Given task
Leave out the pictures and transcribe everything else exactly.

Provided data
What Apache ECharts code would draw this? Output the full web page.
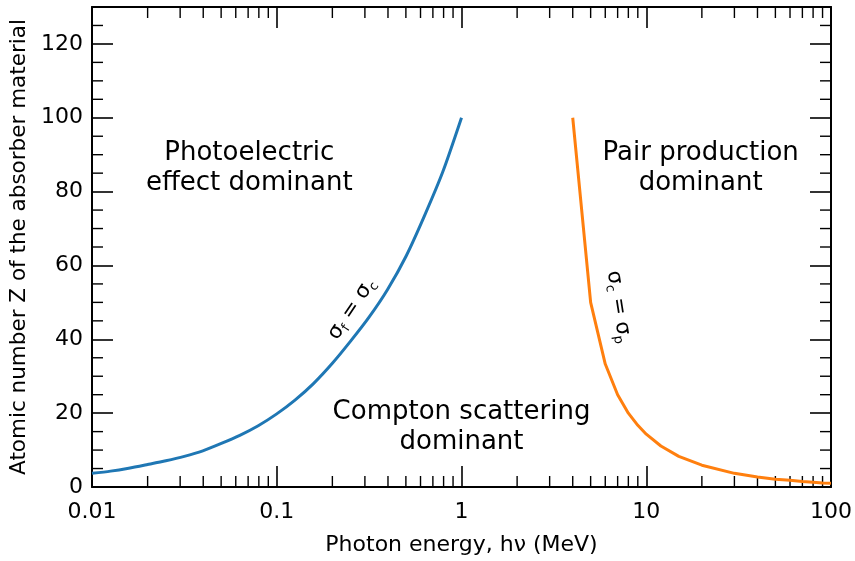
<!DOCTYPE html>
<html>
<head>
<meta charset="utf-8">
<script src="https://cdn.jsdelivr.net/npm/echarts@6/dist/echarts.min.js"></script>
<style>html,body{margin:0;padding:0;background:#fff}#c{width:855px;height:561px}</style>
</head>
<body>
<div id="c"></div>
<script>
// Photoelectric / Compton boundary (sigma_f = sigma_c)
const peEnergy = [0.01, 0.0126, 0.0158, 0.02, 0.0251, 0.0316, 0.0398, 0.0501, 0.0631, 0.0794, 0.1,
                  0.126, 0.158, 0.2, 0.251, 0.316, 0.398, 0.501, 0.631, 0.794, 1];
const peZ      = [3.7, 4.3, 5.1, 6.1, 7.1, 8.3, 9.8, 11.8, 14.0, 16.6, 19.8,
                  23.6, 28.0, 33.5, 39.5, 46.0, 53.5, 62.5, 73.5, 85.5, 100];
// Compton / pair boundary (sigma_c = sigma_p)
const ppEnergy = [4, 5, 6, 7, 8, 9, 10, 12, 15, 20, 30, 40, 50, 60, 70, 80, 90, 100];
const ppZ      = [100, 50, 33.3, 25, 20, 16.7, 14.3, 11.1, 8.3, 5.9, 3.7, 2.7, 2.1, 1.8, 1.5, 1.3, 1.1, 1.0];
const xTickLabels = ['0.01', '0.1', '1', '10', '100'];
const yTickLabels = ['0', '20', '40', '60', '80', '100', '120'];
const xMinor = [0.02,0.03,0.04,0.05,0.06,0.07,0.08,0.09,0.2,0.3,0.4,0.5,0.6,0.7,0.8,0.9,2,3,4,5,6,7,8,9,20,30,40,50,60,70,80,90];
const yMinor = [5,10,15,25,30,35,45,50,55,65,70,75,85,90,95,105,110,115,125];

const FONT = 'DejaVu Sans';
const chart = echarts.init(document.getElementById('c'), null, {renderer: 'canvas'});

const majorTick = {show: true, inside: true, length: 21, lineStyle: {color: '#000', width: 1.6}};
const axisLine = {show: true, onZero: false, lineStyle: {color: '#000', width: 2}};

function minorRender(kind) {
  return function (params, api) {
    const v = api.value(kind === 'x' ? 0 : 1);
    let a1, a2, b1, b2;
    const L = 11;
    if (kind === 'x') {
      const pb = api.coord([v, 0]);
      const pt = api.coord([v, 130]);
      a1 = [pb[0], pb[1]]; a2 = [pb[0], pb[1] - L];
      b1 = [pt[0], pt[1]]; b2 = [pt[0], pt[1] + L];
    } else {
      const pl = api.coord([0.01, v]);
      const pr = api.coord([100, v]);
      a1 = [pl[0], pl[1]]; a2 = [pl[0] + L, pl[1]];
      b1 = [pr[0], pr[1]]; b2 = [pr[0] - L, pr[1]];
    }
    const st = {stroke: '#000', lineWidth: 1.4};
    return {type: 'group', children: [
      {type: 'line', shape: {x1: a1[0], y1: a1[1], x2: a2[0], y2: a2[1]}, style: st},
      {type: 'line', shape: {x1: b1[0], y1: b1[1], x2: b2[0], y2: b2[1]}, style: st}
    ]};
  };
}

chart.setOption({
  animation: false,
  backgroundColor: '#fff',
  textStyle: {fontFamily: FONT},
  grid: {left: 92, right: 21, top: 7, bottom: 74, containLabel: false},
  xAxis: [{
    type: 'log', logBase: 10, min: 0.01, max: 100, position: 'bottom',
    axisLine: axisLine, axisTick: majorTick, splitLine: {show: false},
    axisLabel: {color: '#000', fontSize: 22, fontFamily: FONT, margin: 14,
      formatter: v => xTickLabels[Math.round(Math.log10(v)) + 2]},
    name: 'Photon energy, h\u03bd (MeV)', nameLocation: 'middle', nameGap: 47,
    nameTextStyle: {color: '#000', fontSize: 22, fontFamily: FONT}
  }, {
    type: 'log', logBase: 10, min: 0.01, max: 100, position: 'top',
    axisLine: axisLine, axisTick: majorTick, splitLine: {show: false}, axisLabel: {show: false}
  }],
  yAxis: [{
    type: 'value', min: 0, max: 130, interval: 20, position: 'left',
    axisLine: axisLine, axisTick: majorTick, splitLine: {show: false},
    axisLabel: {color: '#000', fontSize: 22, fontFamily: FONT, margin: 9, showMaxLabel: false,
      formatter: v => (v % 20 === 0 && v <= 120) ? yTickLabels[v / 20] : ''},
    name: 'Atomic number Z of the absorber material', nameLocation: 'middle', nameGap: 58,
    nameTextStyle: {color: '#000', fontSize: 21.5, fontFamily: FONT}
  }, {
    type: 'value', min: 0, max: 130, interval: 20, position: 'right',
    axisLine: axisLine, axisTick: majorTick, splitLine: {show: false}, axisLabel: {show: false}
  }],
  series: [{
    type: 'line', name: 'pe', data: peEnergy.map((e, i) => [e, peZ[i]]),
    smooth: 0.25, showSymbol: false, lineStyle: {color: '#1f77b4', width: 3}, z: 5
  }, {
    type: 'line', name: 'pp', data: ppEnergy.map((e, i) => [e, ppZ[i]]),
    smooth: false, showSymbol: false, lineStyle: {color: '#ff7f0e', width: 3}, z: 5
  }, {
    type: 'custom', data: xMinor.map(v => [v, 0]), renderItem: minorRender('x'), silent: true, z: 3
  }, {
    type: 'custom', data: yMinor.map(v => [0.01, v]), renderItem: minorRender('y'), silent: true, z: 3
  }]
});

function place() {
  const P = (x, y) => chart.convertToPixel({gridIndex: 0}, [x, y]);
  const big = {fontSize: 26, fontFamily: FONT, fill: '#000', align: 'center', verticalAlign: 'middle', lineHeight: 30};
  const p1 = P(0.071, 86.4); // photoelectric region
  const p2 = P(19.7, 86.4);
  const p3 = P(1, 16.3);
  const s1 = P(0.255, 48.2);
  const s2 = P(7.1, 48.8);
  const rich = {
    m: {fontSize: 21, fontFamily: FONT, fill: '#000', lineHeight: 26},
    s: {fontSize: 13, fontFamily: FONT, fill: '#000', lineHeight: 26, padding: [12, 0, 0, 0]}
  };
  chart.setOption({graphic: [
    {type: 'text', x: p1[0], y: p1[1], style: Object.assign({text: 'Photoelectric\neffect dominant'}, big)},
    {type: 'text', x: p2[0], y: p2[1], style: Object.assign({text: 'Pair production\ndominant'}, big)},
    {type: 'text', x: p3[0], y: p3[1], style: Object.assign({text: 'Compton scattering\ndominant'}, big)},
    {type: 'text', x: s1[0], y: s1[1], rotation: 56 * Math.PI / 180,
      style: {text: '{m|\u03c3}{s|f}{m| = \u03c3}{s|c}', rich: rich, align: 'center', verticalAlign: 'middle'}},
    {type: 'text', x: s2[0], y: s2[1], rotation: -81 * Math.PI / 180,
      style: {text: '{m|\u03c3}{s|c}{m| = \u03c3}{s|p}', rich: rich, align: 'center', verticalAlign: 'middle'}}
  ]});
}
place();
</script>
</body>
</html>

Solution for this exercise
What Apache ECharts code would draw this? Output the full web page.
<!DOCTYPE html>
<html>
<head>
<meta charset="utf-8">
<script src="https://cdn.jsdelivr.net/npm/echarts@6/dist/echarts.min.js"></script>
<style>html,body{margin:0;padding:0;background:#fff}#c{width:855px;height:561px}</style>
</head>
<body>
<div id="c"></div>
<script>
// Photoelectric / Compton boundary (sigma_f = sigma_c)
const peEnergy = [0.01, 0.0126, 0.0158, 0.02, 0.0251, 0.0316, 0.0398, 0.0501, 0.0631, 0.0794, 0.1,
                  0.126, 0.158, 0.2, 0.251, 0.316, 0.398, 0.501, 0.631, 0.794, 1];
const peZ      = [3.7, 4.3, 5.1, 6.1, 7.1, 8.3, 9.8, 11.8, 14.0, 16.6, 19.8,
                  23.6, 28.0, 33.5, 39.5, 46.0, 53.5, 62.5, 73.5, 85.5, 100];
// Compton / pair boundary (sigma_c = sigma_p)
const ppEnergy = [4, 5, 6, 7, 8, 9, 10, 12, 15, 20, 30, 40, 50, 60, 70, 80, 90, 100];
const ppZ      = [100, 50, 33.3, 25, 20, 16.7, 14.3, 11.1, 8.3, 5.9, 3.7, 2.7, 2.1, 1.8, 1.5, 1.3, 1.1, 1.0];
const xTickLabels = ['0.01', '0.1', '1', '10', '100'];
const yTickLabels = ['0', '20', '40', '60', '80', '100', '120'];
const xMinor = [0.02,0.03,0.04,0.05,0.06,0.07,0.08,0.09,0.2,0.3,0.4,0.5,0.6,0.7,0.8,0.9,2,3,4,5,6,7,8,9,20,30,40,50,60,70,80,90];
const yMinor = [5,10,15,25,30,35,45,50,55,65,70,75,85,90,95,105,110,115,125];

const FONT = 'DejaVu Sans';
const chart = echarts.init(document.getElementById('c'), null, {renderer: 'canvas'});

const majorTick = {show: true, inside: true, length: 21, lineStyle: {color: '#000', width: 1.6}};
const axisLine = {show: true, onZero: false, lineStyle: {color: '#000', width: 2}};

function minorRender(kind) {
  return function (params, api) {
    const v = api.value(kind === 'x' ? 0 : 1);
    let a1, a2, b1, b2;
    const L = 11;
    if (kind === 'x') {
      const pb = api.coord([v, 0]);
      const pt = api.coord([v, 130]);
      a1 = [pb[0], pb[1]]; a2 = [pb[0], pb[1] - L];
      b1 = [pt[0], pt[1]]; b2 = [pt[0], pt[1] + L];
    } else {
      const pl = api.coord([0.01, v]);
      const pr = api.coord([100, v]);
      a1 = [pl[0], pl[1]]; a2 = [pl[0] + L, pl[1]];
      b1 = [pr[0], pr[1]]; b2 = [pr[0] - L, pr[1]];
    }
    const st = {stroke: '#000', lineWidth: 1.4};
    return {type: 'group', children: [
      {type: 'line', shape: {x1: a1[0], y1: a1[1], x2: a2[0], y2: a2[1]}, style: st},
      {type: 'line', shape: {x1: b1[0], y1: b1[1], x2: b2[0], y2: b2[1]}, style: st}
    ]};
  };
}

chart.setOption({
  animation: false,
  backgroundColor: '#fff',
  textStyle: {fontFamily: FONT},
  grid: {left: 92, right: 21, top: 7, bottom: 74, containLabel: false},
  xAxis: [{
    type: 'log', logBase: 10, min: 0.01, max: 100, position: 'bottom',
    axisLine: axisLine, axisTick: majorTick, splitLine: {show: false},
    axisLabel: {color: '#000', fontSize: 22, fontFamily: FONT, margin: 14,
      formatter: v => xTickLabels[Math.round(Math.log10(v)) + 2]},
    name: 'Photon energy, h\u03bd (MeV)', nameLocation: 'middle', nameGap: 47,
    nameTextStyle: {color: '#000', fontSize: 22, fontFamily: FONT}
  }, {
    type: 'log', logBase: 10, min: 0.01, max: 100, position: 'top',
    axisLine: axisLine, axisTick: majorTick, splitLine: {show: false}, axisLabel: {show: false}
  }],
  yAxis: [{
    type: 'value', min: 0, max: 130, interval: 20, position: 'left',
    axisLine: axisLine, axisTick: majorTick, splitLine: {show: false},
    axisLabel: {color: '#000', fontSize: 22, fontFamily: FONT, margin: 9, showMaxLabel: false,
      formatter: v => (v % 20 === 0 && v <= 120) ? yTickLabels[v / 20] : ''},
    name: 'Atomic number Z of the absorber material', nameLocation: 'middle', nameGap: 58,
    nameTextStyle: {color: '#000', fontSize: 21.5, fontFamily: FONT}
  }, {
    type: 'value', min: 0, max: 130, interval: 20, position: 'right',
    axisLine: axisLine, axisTick: majorTick, splitLine: {show: false}, axisLabel: {show: false}
  }],
  series: [{
    type: 'line', name: 'pe', data: peEnergy.map((e, i) => [e, peZ[i]]),
    smooth: 0.25, showSymbol: false, lineStyle: {color: '#1f77b4', width: 3}, z: 5
  }, {
    type: 'line', name: 'pp', data: ppEnergy.map((e, i) => [e, ppZ[i]]),
    smooth: false, showSymbol: false, lineStyle: {color: '#ff7f0e', width: 3}, z: 5
  }, {
    type: 'custom', data: xMinor.map(v => [v, 0]), renderItem: minorRender('x'), silent: true, z: 3
  }, {
    type: 'custom', data: yMinor.map(v => [0.01, v]), renderItem: minorRender('y'), silent: true, z: 3
  }]
});

function place() {
  const P = (x, y) => chart.convertToPixel({gridIndex: 0}, [x, y]);
  const big = {fontSize: 26, fontFamily: FONT, fill: '#000', align: 'center', verticalAlign: 'middle', lineHeight: 30};
  const p1 = P(0.071, 86.4); // photoelectric region
  const p2 = P(19.7, 86.4);
  const p3 = P(1, 16.3);
  const s1 = P(0.255, 48.2);
  const s2 = P(7.1, 48.8);
  const rich = {
    m: {fontSize: 21, fontFamily: FONT, fill: '#000', lineHeight: 26},
    s: {fontSize: 13, fontFamily: FONT, fill: '#000', lineHeight: 26, padding: [12, 0, 0, 0]}
  };
  chart.setOption({graphic: [
    {type: 'text', x: p1[0], y: p1[1], style: Object.assign({text: 'Photoelectric\neffect dominant'}, big)},
    {type: 'text', x: p2[0], y: p2[1], style: Object.assign({text: 'Pair production\ndominant'}, big)},
    {type: 'text', x: p3[0], y: p3[1], style: Object.assign({text: 'Compton scattering\ndominant'}, big)},
    {type: 'text', x: s1[0], y: s1[1], rotation: 56 * Math.PI / 180,
      style: {text: '{m|\u03c3}{s|f}{m| = \u03c3}{s|c}', rich: rich, align: 'center', verticalAlign: 'middle'}},
    {type: 'text', x: s2[0], y: s2[1], rotation: -81 * Math.PI / 180,
      style: {text: '{m|\u03c3}{s|c}{m| = \u03c3}{s|p}', rich: rich, align: 'center', verticalAlign: 'middle'}}
  ]});
}
place();
</script>
</body>
</html>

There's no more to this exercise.